A maximum entropy and GIS approach to predict potential habitat for northern bobwhites in the Black Belt prairie physiographic region of Alabama

Abstract

Northern bobwhite (Colinus virginianus) populations have sustained precipitous declines throughout their range. The North American Breeding Bird Survey for Alabama indicates a rate of decline of over 6% per year since 1966. Declining bobwhite populations have been associated with large-scale habitat loss and a reduction in habitat quality due to advances in ecological succession, intensive monoculture agriculture, and intensive timber management practices. Once a very diverse region, modern land-use practices throughout the Black Belt Prairie physiographic region have created a simplified landscape that have left few places where bobwhites can live and thrive. Despite extensive research on bobwhites, there is insufficient knowledge on the spatial distribution of bobwhite habitat on a regional scale, including the Black Belt Prairie physiographic region.
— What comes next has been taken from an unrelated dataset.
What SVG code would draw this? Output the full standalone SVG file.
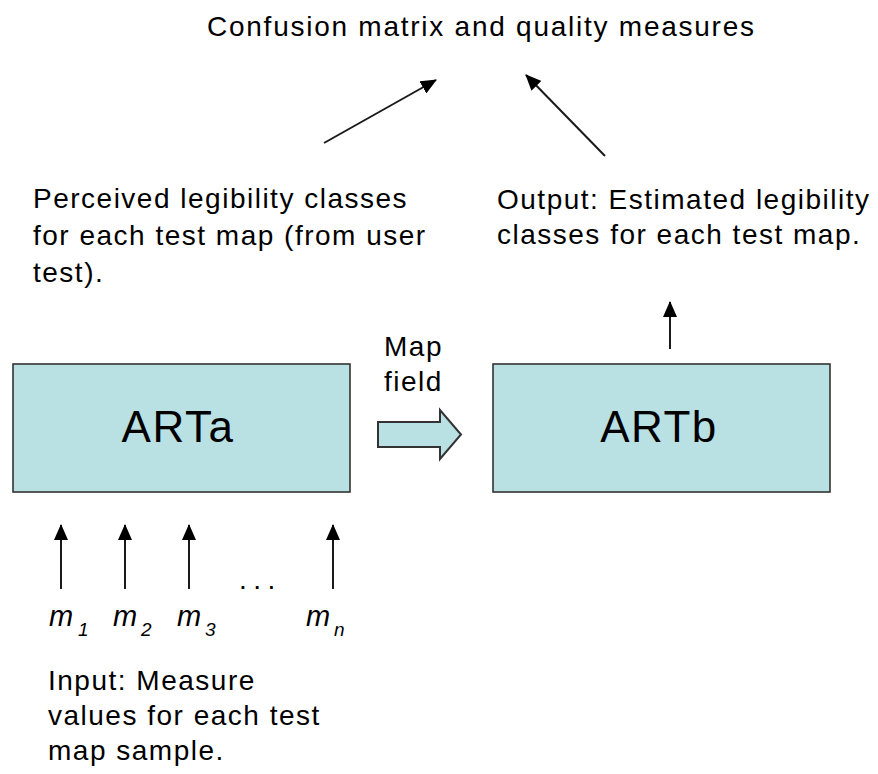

Knowing the spatial distribution of suitable bobwhite habitat will allow conservation planners to prioritize efforts and direct limited resources to achieve conservation goals for the region. The goals of this study were to 1) evaluate the maximum entropy modeling approach for predicting northern bobwhite habitat in the Black Belt Prairie physiographic region, and 2) develop a northern bobwhite habitat suitability map for the Black Belt Prairie physiographic region. The results showed that deciduous 1.8 km (1.8 km is the dispersal distance of bobwhites) neighborhood was the most important habitat variable, followed by water 1.8 km neighborhood. Developed 1.8 km neighborhood was the most important anthropogenic variable, ranking third in overall importance. The resultant model denotes potential habitat in the region and forms the basis for using the maximum entropy and geographic information system approach to predict suitable habitat and prioritize areas for conservation.